As for the “no-fly” zones, these were imposed unilaterally by the US, Britain and France after the Persian Gulf War, and were never approved by the UN Security Council, or even presented for a vote, because of Russian and Chinese opposition. They have no standing under international law and are a flagrant violation of Iraq's sovereignty.

When the zones were first declared, US President George Bush claimed that his goal was to protect the Shiite Moslem population of southern Iraq and the Kurdish population of northern Iraq against military reprisals by Saddam Hussein. The Clinton administration continues to repeat this claim when it has long since passed the point of absurdity.

The dead and wounded on the road to Najaf were themselves Shiite Moslems, the people whom the southern “no-fly” zone was allegedly to protect. Their funeral was held Monday in Najaf, one of principal religious centers of Shiite Islam, with thousands of Shiite Moslems assembling to mourn their loss and denounce the United States.

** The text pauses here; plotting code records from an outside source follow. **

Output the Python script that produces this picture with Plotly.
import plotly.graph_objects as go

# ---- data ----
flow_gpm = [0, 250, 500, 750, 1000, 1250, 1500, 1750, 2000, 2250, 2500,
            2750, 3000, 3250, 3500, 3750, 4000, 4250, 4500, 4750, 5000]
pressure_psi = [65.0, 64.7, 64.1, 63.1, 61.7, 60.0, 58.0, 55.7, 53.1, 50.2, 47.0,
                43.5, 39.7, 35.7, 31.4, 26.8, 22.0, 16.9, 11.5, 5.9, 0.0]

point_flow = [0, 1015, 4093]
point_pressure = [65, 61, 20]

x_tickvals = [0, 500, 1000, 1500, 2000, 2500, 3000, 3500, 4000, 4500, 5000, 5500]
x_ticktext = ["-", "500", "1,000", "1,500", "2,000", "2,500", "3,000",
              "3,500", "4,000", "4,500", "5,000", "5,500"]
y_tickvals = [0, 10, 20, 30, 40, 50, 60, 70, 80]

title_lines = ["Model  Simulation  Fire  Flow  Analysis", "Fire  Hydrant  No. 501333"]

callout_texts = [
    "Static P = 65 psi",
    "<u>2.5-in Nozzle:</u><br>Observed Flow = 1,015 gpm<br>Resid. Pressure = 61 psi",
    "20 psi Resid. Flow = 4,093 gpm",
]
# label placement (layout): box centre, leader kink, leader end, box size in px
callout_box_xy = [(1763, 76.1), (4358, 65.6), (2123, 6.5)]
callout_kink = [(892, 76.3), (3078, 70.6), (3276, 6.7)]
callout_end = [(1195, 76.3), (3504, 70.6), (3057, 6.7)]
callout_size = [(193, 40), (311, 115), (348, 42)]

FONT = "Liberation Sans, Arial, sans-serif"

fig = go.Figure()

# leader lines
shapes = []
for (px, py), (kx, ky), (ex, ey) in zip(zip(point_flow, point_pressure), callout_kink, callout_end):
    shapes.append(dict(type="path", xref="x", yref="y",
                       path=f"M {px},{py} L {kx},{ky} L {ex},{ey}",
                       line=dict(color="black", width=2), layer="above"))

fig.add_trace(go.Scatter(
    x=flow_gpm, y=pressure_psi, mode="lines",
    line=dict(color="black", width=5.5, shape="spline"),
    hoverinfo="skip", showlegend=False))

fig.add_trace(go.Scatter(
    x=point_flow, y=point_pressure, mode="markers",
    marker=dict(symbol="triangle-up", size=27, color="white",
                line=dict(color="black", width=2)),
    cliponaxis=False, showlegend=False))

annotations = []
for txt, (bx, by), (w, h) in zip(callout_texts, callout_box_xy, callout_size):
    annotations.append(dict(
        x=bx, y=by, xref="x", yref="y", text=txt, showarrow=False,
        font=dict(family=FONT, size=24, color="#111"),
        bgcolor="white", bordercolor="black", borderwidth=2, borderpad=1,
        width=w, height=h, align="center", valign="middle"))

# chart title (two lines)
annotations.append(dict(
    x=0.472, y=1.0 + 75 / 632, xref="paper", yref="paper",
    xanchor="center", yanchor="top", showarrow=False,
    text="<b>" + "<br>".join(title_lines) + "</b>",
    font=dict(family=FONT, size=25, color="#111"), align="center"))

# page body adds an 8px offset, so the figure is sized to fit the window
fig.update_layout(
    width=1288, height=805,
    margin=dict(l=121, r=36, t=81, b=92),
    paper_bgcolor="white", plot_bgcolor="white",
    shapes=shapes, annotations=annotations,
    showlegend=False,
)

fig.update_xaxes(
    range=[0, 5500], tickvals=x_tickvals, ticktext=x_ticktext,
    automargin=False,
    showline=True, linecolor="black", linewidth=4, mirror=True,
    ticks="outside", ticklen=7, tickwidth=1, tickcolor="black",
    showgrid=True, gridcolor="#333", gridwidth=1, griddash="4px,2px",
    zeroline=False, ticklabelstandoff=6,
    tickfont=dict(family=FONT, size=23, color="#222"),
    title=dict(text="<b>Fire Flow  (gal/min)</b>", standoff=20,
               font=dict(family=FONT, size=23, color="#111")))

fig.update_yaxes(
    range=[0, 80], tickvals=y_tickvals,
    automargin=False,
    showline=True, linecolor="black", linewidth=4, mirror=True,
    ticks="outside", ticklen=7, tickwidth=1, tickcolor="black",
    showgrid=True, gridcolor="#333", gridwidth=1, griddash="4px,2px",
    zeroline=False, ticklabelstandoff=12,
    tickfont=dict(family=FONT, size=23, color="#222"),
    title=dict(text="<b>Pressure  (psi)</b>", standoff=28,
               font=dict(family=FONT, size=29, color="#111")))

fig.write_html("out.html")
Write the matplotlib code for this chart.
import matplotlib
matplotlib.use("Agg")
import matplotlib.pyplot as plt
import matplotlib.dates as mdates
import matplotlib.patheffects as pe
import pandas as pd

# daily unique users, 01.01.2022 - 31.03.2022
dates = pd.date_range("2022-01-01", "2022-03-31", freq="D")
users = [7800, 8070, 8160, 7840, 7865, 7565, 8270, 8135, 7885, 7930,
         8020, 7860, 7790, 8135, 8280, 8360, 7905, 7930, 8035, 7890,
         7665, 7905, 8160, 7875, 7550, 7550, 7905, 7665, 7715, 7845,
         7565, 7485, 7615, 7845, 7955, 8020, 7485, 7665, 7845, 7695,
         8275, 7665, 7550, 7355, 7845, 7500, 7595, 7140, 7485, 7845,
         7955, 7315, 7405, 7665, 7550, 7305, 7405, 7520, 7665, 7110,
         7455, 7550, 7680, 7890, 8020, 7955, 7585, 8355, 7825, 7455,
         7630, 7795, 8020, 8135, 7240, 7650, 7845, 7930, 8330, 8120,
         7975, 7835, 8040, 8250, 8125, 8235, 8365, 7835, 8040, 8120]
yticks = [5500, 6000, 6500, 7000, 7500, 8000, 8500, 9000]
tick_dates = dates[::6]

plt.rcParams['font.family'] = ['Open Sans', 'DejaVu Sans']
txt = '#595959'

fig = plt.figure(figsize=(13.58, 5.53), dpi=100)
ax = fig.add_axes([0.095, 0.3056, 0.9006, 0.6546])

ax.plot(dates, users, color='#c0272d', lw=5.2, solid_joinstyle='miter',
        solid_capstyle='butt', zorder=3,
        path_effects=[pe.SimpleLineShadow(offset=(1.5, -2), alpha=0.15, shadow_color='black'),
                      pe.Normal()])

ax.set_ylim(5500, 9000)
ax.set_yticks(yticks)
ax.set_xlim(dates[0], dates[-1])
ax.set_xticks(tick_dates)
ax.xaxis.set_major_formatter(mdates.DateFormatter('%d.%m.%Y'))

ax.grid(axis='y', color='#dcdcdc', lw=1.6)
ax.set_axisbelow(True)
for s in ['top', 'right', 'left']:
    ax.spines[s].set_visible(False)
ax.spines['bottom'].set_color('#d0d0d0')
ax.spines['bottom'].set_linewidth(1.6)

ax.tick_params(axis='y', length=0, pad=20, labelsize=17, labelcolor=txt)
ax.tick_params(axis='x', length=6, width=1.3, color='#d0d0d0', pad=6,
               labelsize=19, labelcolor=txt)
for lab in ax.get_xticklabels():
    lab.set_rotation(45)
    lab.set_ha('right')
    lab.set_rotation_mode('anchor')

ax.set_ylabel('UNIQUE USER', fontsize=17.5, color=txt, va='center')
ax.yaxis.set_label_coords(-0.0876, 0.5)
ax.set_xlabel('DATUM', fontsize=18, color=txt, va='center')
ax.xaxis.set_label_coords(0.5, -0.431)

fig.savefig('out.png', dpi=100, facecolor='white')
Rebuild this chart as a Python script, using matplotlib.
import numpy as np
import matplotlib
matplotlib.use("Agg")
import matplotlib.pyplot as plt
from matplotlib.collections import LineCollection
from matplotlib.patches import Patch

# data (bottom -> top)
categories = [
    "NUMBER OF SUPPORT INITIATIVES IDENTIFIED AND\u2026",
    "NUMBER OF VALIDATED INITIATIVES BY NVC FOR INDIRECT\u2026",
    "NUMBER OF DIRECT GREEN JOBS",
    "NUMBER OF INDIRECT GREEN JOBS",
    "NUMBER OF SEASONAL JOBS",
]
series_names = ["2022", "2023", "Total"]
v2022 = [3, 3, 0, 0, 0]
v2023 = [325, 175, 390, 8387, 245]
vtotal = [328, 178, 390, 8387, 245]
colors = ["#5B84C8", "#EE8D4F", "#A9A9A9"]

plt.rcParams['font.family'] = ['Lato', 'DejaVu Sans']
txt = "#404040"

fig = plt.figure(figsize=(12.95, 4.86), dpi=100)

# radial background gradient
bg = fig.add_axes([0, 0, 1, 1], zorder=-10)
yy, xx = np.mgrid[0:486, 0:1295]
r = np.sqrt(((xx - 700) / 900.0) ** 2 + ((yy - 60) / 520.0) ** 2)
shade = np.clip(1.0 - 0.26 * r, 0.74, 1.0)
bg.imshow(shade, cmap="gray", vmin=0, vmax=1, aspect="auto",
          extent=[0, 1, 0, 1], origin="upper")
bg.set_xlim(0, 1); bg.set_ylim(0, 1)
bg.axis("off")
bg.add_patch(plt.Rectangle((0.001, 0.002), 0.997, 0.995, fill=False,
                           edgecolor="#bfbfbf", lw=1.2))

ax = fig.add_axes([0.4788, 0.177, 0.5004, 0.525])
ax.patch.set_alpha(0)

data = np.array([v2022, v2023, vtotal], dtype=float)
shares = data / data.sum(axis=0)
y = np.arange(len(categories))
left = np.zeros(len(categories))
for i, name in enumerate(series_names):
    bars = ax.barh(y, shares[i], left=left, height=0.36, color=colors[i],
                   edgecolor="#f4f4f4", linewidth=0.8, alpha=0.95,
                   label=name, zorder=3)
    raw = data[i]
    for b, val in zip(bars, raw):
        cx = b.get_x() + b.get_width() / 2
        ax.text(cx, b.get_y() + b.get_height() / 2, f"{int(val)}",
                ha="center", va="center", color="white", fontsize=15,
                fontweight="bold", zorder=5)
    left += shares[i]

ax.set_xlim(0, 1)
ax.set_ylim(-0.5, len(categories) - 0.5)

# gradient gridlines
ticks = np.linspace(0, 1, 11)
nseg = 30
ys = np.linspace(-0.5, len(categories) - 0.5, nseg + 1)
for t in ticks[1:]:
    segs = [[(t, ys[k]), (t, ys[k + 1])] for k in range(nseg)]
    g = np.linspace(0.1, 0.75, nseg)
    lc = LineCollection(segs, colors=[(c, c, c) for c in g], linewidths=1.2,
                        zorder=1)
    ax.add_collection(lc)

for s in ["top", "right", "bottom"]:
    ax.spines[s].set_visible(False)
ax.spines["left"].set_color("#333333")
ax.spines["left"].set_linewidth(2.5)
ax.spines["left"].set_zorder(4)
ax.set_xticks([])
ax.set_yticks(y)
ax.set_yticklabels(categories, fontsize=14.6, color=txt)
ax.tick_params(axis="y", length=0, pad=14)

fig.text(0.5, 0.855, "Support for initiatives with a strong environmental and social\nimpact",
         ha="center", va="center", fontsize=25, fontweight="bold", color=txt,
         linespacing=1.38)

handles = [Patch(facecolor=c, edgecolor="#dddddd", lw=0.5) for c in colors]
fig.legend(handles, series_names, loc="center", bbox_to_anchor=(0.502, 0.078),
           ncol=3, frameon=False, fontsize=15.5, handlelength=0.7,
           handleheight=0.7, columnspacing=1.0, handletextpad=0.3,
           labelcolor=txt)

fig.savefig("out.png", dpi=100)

American policy in the northern “no-fly” zone is equally shameless. On July 13, the day that US jets bombed targets near Mosul, enforcing the “no-fly” zone in the predominately Kurdish-populated area, Turkish jets were carrying out bombing raids of their own in the same zone, against suspected Kurdish guerrilla sites.

Thus American warplanes, based at Incirlik Air Base in Turkey, bomb Iraqi targets, supposedly to protect the Kurds, while their Turkish allies, armed with American weapons, bomb Kurdish targets only a few miles away!